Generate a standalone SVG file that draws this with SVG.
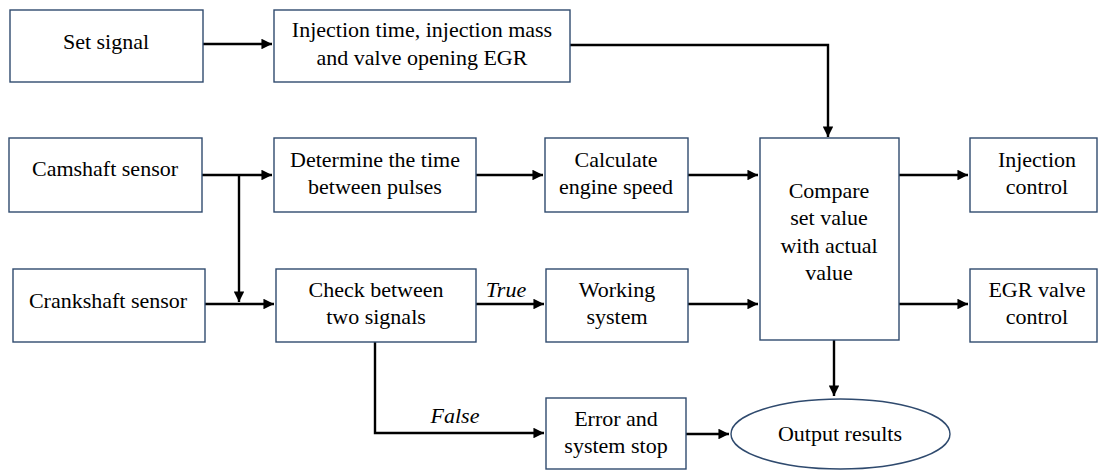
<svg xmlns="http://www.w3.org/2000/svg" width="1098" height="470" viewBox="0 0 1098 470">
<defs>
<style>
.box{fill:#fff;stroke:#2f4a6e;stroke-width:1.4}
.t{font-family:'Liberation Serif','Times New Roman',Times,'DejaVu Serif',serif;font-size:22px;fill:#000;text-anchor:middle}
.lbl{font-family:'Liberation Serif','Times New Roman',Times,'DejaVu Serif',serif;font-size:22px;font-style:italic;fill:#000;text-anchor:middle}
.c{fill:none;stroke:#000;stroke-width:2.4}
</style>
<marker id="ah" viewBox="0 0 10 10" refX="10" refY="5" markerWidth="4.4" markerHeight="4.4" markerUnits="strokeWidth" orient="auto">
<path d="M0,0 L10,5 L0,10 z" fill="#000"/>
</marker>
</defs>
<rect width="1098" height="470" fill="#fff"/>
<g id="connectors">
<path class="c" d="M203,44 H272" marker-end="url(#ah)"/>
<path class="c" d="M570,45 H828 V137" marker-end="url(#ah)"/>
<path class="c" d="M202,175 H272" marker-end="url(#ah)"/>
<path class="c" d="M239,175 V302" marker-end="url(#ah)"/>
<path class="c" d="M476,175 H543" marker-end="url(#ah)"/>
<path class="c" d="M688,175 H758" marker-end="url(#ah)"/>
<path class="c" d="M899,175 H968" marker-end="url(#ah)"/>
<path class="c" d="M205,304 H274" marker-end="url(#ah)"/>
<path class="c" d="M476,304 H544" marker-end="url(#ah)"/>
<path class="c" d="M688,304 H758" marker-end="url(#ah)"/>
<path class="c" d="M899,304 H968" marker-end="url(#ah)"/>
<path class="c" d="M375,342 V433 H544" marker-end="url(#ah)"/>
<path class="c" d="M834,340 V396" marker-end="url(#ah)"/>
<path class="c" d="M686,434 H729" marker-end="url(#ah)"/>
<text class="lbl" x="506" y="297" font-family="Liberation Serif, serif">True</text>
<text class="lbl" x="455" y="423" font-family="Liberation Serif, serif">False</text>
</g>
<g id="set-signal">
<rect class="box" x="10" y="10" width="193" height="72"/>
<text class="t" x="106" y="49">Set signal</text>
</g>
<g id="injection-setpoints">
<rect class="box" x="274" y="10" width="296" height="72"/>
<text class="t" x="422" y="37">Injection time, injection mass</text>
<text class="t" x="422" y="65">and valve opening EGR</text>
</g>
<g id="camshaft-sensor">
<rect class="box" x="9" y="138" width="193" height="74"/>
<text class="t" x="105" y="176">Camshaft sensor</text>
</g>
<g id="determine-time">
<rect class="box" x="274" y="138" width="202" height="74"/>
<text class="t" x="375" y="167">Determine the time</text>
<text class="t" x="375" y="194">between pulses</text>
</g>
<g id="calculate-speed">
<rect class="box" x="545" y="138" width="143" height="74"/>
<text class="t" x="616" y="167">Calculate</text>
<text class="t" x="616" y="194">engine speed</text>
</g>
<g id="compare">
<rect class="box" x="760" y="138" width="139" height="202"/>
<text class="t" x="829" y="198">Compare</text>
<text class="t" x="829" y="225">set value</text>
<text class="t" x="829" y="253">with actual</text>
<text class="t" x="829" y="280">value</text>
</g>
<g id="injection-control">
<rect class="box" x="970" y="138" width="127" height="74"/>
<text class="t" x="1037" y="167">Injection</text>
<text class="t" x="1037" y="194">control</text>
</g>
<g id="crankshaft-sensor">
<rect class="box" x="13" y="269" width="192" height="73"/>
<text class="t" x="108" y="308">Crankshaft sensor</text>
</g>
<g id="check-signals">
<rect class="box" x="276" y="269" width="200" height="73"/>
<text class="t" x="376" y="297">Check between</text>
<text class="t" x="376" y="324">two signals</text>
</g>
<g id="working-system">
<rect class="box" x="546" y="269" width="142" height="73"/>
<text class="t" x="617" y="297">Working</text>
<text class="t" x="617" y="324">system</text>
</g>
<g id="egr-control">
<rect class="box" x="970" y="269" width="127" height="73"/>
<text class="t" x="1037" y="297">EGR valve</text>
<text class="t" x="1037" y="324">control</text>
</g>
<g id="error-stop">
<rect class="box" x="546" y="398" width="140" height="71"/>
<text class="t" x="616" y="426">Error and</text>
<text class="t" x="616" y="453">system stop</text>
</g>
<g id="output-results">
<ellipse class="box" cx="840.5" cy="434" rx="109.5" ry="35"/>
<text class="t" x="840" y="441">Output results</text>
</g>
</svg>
+ + + +
SET PROBLEM:
Make an exact copy of the data above, pictures excluded.

SOLUTION:
Generate a standalone SVG file that draws this with SVG.
<svg xmlns="http://www.w3.org/2000/svg" width="1098" height="470" viewBox="0 0 1098 470">
<defs>
<style>
.box{fill:#fff;stroke:#2f4a6e;stroke-width:1.4}
.t{font-family:'Liberation Serif','Times New Roman',Times,'DejaVu Serif',serif;font-size:22px;fill:#000;text-anchor:middle}
.lbl{font-family:'Liberation Serif','Times New Roman',Times,'DejaVu Serif',serif;font-size:22px;font-style:italic;fill:#000;text-anchor:middle}
.c{fill:none;stroke:#000;stroke-width:2.4}
</style>
<marker id="ah" viewBox="0 0 10 10" refX="10" refY="5" markerWidth="4.4" markerHeight="4.4" markerUnits="strokeWidth" orient="auto">
<path d="M0,0 L10,5 L0,10 z" fill="#000"/>
</marker>
</defs>
<rect width="1098" height="470" fill="#fff"/>
<g id="connectors">
<path class="c" d="M203,44 H272" marker-end="url(#ah)"/>
<path class="c" d="M570,45 H828 V137" marker-end="url(#ah)"/>
<path class="c" d="M202,175 H272" marker-end="url(#ah)"/>
<path class="c" d="M239,175 V302" marker-end="url(#ah)"/>
<path class="c" d="M476,175 H543" marker-end="url(#ah)"/>
<path class="c" d="M688,175 H758" marker-end="url(#ah)"/>
<path class="c" d="M899,175 H968" marker-end="url(#ah)"/>
<path class="c" d="M205,304 H274" marker-end="url(#ah)"/>
<path class="c" d="M476,304 H544" marker-end="url(#ah)"/>
<path class="c" d="M688,304 H758" marker-end="url(#ah)"/>
<path class="c" d="M899,304 H968" marker-end="url(#ah)"/>
<path class="c" d="M375,342 V433 H544" marker-end="url(#ah)"/>
<path class="c" d="M834,340 V396" marker-end="url(#ah)"/>
<path class="c" d="M686,434 H729" marker-end="url(#ah)"/>
<text class="lbl" x="506" y="297" font-family="Liberation Serif, serif">True</text>
<text class="lbl" x="455" y="423" font-family="Liberation Serif, serif">False</text>
</g>
<g id="set-signal">
<rect class="box" x="10" y="10" width="193" height="72"/>
<text class="t" x="106" y="49">Set signal</text>
</g>
<g id="injection-setpoints">
<rect class="box" x="274" y="10" width="296" height="72"/>
<text class="t" x="422" y="37">Injection time, injection mass</text>
<text class="t" x="422" y="65">and valve opening EGR</text>
</g>
<g id="camshaft-sensor">
<rect class="box" x="9" y="138" width="193" height="74"/>
<text class="t" x="105" y="176">Camshaft sensor</text>
</g>
<g id="determine-time">
<rect class="box" x="274" y="138" width="202" height="74"/>
<text class="t" x="375" y="167">Determine the time</text>
<text class="t" x="375" y="194">between pulses</text>
</g>
<g id="calculate-speed">
<rect class="box" x="545" y="138" width="143" height="74"/>
<text class="t" x="616" y="167">Calculate</text>
<text class="t" x="616" y="194">engine speed</text>
</g>
<g id="compare">
<rect class="box" x="760" y="138" width="139" height="202"/>
<text class="t" x="829" y="198">Compare</text>
<text class="t" x="829" y="225">set value</text>
<text class="t" x="829" y="253">with actual</text>
<text class="t" x="829" y="280">value</text>
</g>
<g id="injection-control">
<rect class="box" x="970" y="138" width="127" height="74"/>
<text class="t" x="1037" y="167">Injection</text>
<text class="t" x="1037" y="194">control</text>
</g>
<g id="crankshaft-sensor">
<rect class="box" x="13" y="269" width="192" height="73"/>
<text class="t" x="108" y="308">Crankshaft sensor</text>
</g>
<g id="check-signals">
<rect class="box" x="276" y="269" width="200" height="73"/>
<text class="t" x="376" y="297">Check between</text>
<text class="t" x="376" y="324">two signals</text>
</g>
<g id="working-system">
<rect class="box" x="546" y="269" width="142" height="73"/>
<text class="t" x="617" y="297">Working</text>
<text class="t" x="617" y="324">system</text>
</g>
<g id="egr-control">
<rect class="box" x="970" y="269" width="127" height="73"/>
<text class="t" x="1037" y="297">EGR valve</text>
<text class="t" x="1037" y="324">control</text>
</g>
<g id="error-stop">
<rect class="box" x="546" y="398" width="140" height="71"/>
<text class="t" x="616" y="426">Error and</text>
<text class="t" x="616" y="453">system stop</text>
</g>
<g id="output-results">
<ellipse class="box" cx="840.5" cy="434" rx="109.5" ry="35"/>
<text class="t" x="840" y="441">Output results</text>
</g>
</svg>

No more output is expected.